### What you need to do
Please write the listing below out again exactly, leaving every picture behind.

### Available data
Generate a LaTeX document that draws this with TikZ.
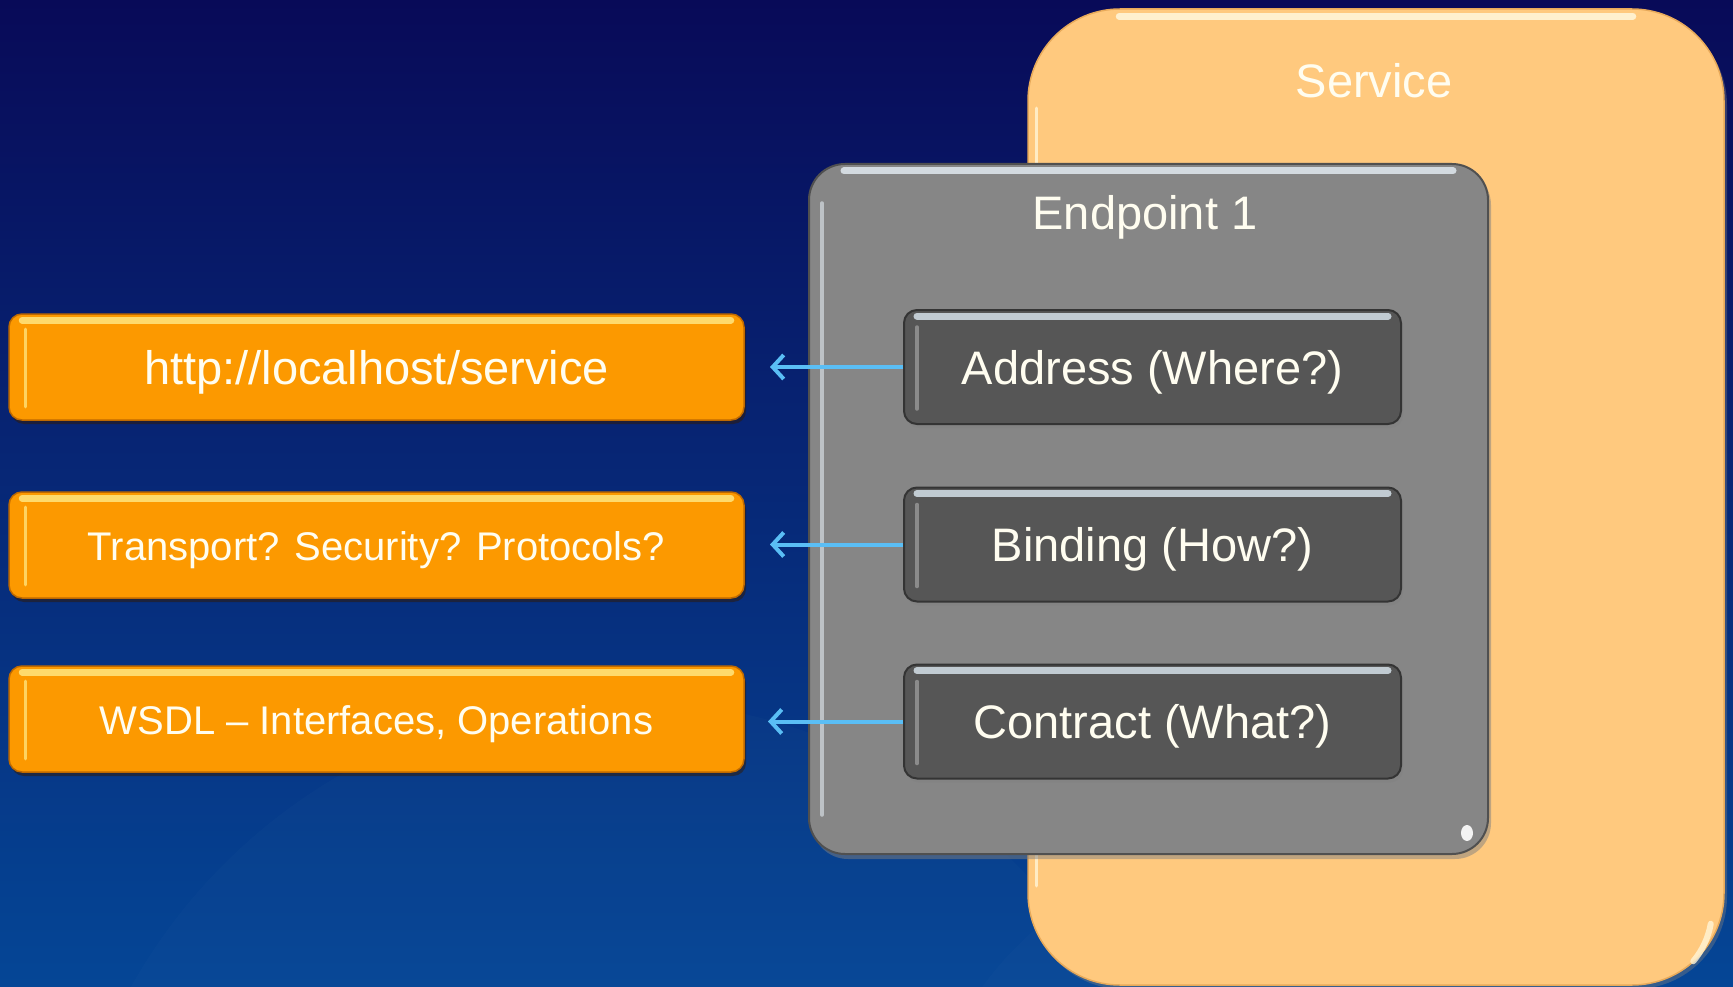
\documentclass[tikz,border=0pt]{standalone}
\usepackage{fontspec}
\setmainfont{Liberation Sans}
\usetikzlibrary{calc,arrows.meta,shadows}

\definecolor{bgtop}{RGB}{8,10,88}
\definecolor{bgbot}{RGB}{5,70,150}
\definecolor{svcfill}{RGB}{255,201,126}
\definecolor{svcedge}{RGB}{232,170,90}
\definecolor{svchi}{RGB}{255,245,215}
\definecolor{orfill}{RGB}{252,153,0}
\definecolor{oredge}{RGB}{190,105,0}
\definecolor{orhi}{RGB}{255,226,120}
\definecolor{epfill}{RGB}{134,134,134}
\definecolor{epedge}{RGB}{80,80,80}
\definecolor{ephi}{RGB}{220,228,234}
\definecolor{dkfill}{RGB}{86,86,86}
\definecolor{dkedge}{RGB}{52,52,52}
\definecolor{dkhi}{RGB}{205,216,224}
\definecolor{arrowblue}{RGB}{90,190,245}
\definecolor{txt}{RGB}{255,253,240}

% lower a label without changing the box it occupies
\newcommand{\lowered}[1]{\raisebox{-5pt}[\height][\depth]{#1}}

\tikzset{
  bigfont/.style={font=\fontsize{47}{50}\selectfont},
  smallfont/.style={font=\fontsize{40}{44}\selectfont},
  svcbox/.style={rectangle, rounded corners=92pt, fill=svcfill, draw=svcedge,
    line width=1.5pt, minimum width=696pt, minimum height=976pt, inner sep=0pt,
    drop shadow={opacity=0.4, shadow xshift=3pt, shadow yshift=-4pt}},
  epbox/.style={rectangle, rounded corners=36pt, fill=epfill, draw=epedge,
    line width=2pt, minimum width=679pt, minimum height=690pt, inner sep=0pt,
    drop shadow={opacity=0.5, shadow xshift=3pt, shadow yshift=-5pt}},
  darkbox/.style={rectangle, rounded corners=13pt, fill=dkfill, draw=dkedge,
    line width=2pt, minimum width=497pt, minimum height=114pt, inner sep=0pt,
    text=txt, bigfont,
    drop shadow={opacity=0.45, shadow xshift=2pt, shadow yshift=-4pt}},
  orbox/.style={rectangle, rounded corners=13pt, fill=orfill, draw=oredge,
    line width=1.5pt, minimum width=735pt, minimum height=106pt, inner sep=0pt,
    text=txt,
    drop shadow={opacity=0.5, fill=black!80!orange, shadow xshift=2pt, shadow yshift=-4pt}},
  caption/.style={text=txt, bigfont, inner sep=0pt},
  tophi/.style={line width=7pt, line cap=round, opacity=0.9},
  sidehi/.style={line width=3.5pt, line cap=round, opacity=0.8},
  conn/.style={draw=arrowblue, line width=4pt,
    -{Straight Barb[length=11pt, width=24pt, line width=4pt]}},
}

\begin{document}
\begin{tikzpicture}[x=1pt, y=-1pt]
  % backdrop
  \useasboundingbox (0,0) rectangle (1733,987);
  \shade[top color=bgtop, bottom color=bgbot] (0,0) rectangle (1733,987);
  \begin{scope}
    \clip (0,0) rectangle (1733,987);
    \fill[white, opacity=0.015] (620,1260) circle (560);
    \fill[white, opacity=0.015] (1250,1180) circle (330);
  \end{scope}

  % service container
  \node[svcbox] (svc) at (1376,497) {};
  \draw[svchi, tophi] ($(svc.north west)+(92,8)$) -- ($(svc.north east)+(-92,8)$);
  \draw[svchi, sidehi] ($(svc.north west)+(9,100)$) -- ($(svc.south west)+(9,-100)$);
  \draw[svchi, line width=6pt, line cap=round, opacity=0.8]
    ($(svc.south east)+(-14,-62)$) arc[start angle=10, end angle=40, radius=80];
  \node[caption] (svclabel) at (1374,81) {Service};

  % endpoint container
  \node[epbox] (ep) at (1148.5,509) {};
  \draw[ephi, tophi] ($(ep.north west)+(36,8)$) -- ($(ep.north east)+(-36,8)$);
  \draw[ephi!80!epfill, sidehi] ($(ep.north west)+(14,40)$) -- ($(ep.south west)+(14,-40)$);
  \fill[white, opacity=0.9] ($(ep.south east)+(-22,-22)$) ellipse[x radius=6, y radius=8];
  \node[caption] (eplabel) at (1145,217) {Endpoint 1};

  % endpoint parts
  \node[darkbox] (addr) at (1152.5,367) {\lowered{Address (Where?)}};
  \node[darkbox] (bind) at (1152.5,544.5) {\lowered{Binding (How?)}};
  \node[darkbox] (cont) at (1152.5,721.5) {\lowered{Contract (What?)}};
  \foreach \b in {addr,bind,cont}{
    \draw[dkhi, tophi] ($(\b.north west)+(14,7)$) -- ($(\b.north east)+(-14,7)$);
    \draw[gray!80, sidehi] ($(\b.north west)+(14,18)$) -- ($(\b.south west)+(14,-16)$);
  }

  % resolved values
  \node[orbox, bigfont] (url) at (376.5,367) {\lowered{http://localhost/service}};
  \node[orbox, smallfont] (proto) at (376.5,545) {\lowered{Transport? Security? Protocols?}};
  \node[orbox, smallfont] (wsdl) at (376.5,719) {\lowered{WSDL -- Interfaces, Operations}};
  \foreach \b in {url,proto,wsdl}{
    \draw[orhi, tophi] ($(\b.north west)+(14,7)$) -- ($(\b.north east)+(-14,7)$);
    \draw[orhi, sidehi] ($(\b.north west)+(17,16)$) -- ($(\b.south west)+(17,-14)$);
  }

  % connectors
  \coordinate (urltip) at (770,367);
  \coordinate (prototip) at (770,544.5);
  \coordinate (wsdltip) at (768,721.5);
  \draw[conn] (addr.west) -- (urltip);
  \draw[conn] (bind.west) -- (prototip);
  \draw[conn] (cont.west) -- (wsdltip);
\end{tikzpicture}
\end{document}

### Completed task
Generate a LaTeX document that draws this with TikZ.
\documentclass[tikz,border=0pt]{standalone}
\usepackage{fontspec}
\setmainfont{Liberation Sans}
\usetikzlibrary{calc,arrows.meta,shadows}

\definecolor{bgtop}{RGB}{8,10,88}
\definecolor{bgbot}{RGB}{5,70,150}
\definecolor{svcfill}{RGB}{255,201,126}
\definecolor{svcedge}{RGB}{232,170,90}
\definecolor{svchi}{RGB}{255,245,215}
\definecolor{orfill}{RGB}{252,153,0}
\definecolor{oredge}{RGB}{190,105,0}
\definecolor{orhi}{RGB}{255,226,120}
\definecolor{epfill}{RGB}{134,134,134}
\definecolor{epedge}{RGB}{80,80,80}
\definecolor{ephi}{RGB}{220,228,234}
\definecolor{dkfill}{RGB}{86,86,86}
\definecolor{dkedge}{RGB}{52,52,52}
\definecolor{dkhi}{RGB}{205,216,224}
\definecolor{arrowblue}{RGB}{90,190,245}
\definecolor{txt}{RGB}{255,253,240}

% lower a label without changing the box it occupies
\newcommand{\lowered}[1]{\raisebox{-5pt}[\height][\depth]{#1}}

\tikzset{
  bigfont/.style={font=\fontsize{47}{50}\selectfont},
  smallfont/.style={font=\fontsize{40}{44}\selectfont},
  svcbox/.style={rectangle, rounded corners=92pt, fill=svcfill, draw=svcedge,
    line width=1.5pt, minimum width=696pt, minimum height=976pt, inner sep=0pt,
    drop shadow={opacity=0.4, shadow xshift=3pt, shadow yshift=-4pt}},
  epbox/.style={rectangle, rounded corners=36pt, fill=epfill, draw=epedge,
    line width=2pt, minimum width=679pt, minimum height=690pt, inner sep=0pt,
    drop shadow={opacity=0.5, shadow xshift=3pt, shadow yshift=-5pt}},
  darkbox/.style={rectangle, rounded corners=13pt, fill=dkfill, draw=dkedge,
    line width=2pt, minimum width=497pt, minimum height=114pt, inner sep=0pt,
    text=txt, bigfont,
    drop shadow={opacity=0.45, shadow xshift=2pt, shadow yshift=-4pt}},
  orbox/.style={rectangle, rounded corners=13pt, fill=orfill, draw=oredge,
    line width=1.5pt, minimum width=735pt, minimum height=106pt, inner sep=0pt,
    text=txt,
    drop shadow={opacity=0.5, fill=black!80!orange, shadow xshift=2pt, shadow yshift=-4pt}},
  caption/.style={text=txt, bigfont, inner sep=0pt},
  tophi/.style={line width=7pt, line cap=round, opacity=0.9},
  sidehi/.style={line width=3.5pt, line cap=round, opacity=0.8},
  conn/.style={draw=arrowblue, line width=4pt,
    -{Straight Barb[length=11pt, width=24pt, line width=4pt]}},
}

\begin{document}
\begin{tikzpicture}[x=1pt, y=-1pt]
  % backdrop
  \useasboundingbox (0,0) rectangle (1733,987);
  \shade[top color=bgtop, bottom color=bgbot] (0,0) rectangle (1733,987);
  \begin{scope}
    \clip (0,0) rectangle (1733,987);
    \fill[white, opacity=0.015] (620,1260) circle (560);
    \fill[white, opacity=0.015] (1250,1180) circle (330);
  \end{scope}

  % service container
  \node[svcbox] (svc) at (1376,497) {};
  \draw[svchi, tophi] ($(svc.north west)+(92,8)$) -- ($(svc.north east)+(-92,8)$);
  \draw[svchi, sidehi] ($(svc.north west)+(9,100)$) -- ($(svc.south west)+(9,-100)$);
  \draw[svchi, line width=6pt, line cap=round, opacity=0.8]
    ($(svc.south east)+(-14,-62)$) arc[start angle=10, end angle=40, radius=80];
  \node[caption] (svclabel) at (1374,81) {Service};

  % endpoint container
  \node[epbox] (ep) at (1148.5,509) {};
  \draw[ephi, tophi] ($(ep.north west)+(36,8)$) -- ($(ep.north east)+(-36,8)$);
  \draw[ephi!80!epfill, sidehi] ($(ep.north west)+(14,40)$) -- ($(ep.south west)+(14,-40)$);
  \fill[white, opacity=0.9] ($(ep.south east)+(-22,-22)$) ellipse[x radius=6, y radius=8];
  \node[caption] (eplabel) at (1145,217) {Endpoint 1};

  % endpoint parts
  \node[darkbox] (addr) at (1152.5,367) {\lowered{Address (Where?)}};
  \node[darkbox] (bind) at (1152.5,544.5) {\lowered{Binding (How?)}};
  \node[darkbox] (cont) at (1152.5,721.5) {\lowered{Contract (What?)}};
  \foreach \b in {addr,bind,cont}{
    \draw[dkhi, tophi] ($(\b.north west)+(14,7)$) -- ($(\b.north east)+(-14,7)$);
    \draw[gray!80, sidehi] ($(\b.north west)+(14,18)$) -- ($(\b.south west)+(14,-16)$);
  }

  % resolved values
  \node[orbox, bigfont] (url) at (376.5,367) {\lowered{http://localhost/service}};
  \node[orbox, smallfont] (proto) at (376.5,545) {\lowered{Transport? Security? Protocols?}};
  \node[orbox, smallfont] (wsdl) at (376.5,719) {\lowered{WSDL -- Interfaces, Operations}};
  \foreach \b in {url,proto,wsdl}{
    \draw[orhi, tophi] ($(\b.north west)+(14,7)$) -- ($(\b.north east)+(-14,7)$);
    \draw[orhi, sidehi] ($(\b.north west)+(17,16)$) -- ($(\b.south west)+(17,-14)$);
  }

  % connectors
  \coordinate (urltip) at (770,367);
  \coordinate (prototip) at (770,544.5);
  \coordinate (wsdltip) at (768,721.5);
  \draw[conn] (addr.west) -- (urltip);
  \draw[conn] (bind.west) -- (prototip);
  \draw[conn] (cont.west) -- (wsdltip);
\end{tikzpicture}
\end{document}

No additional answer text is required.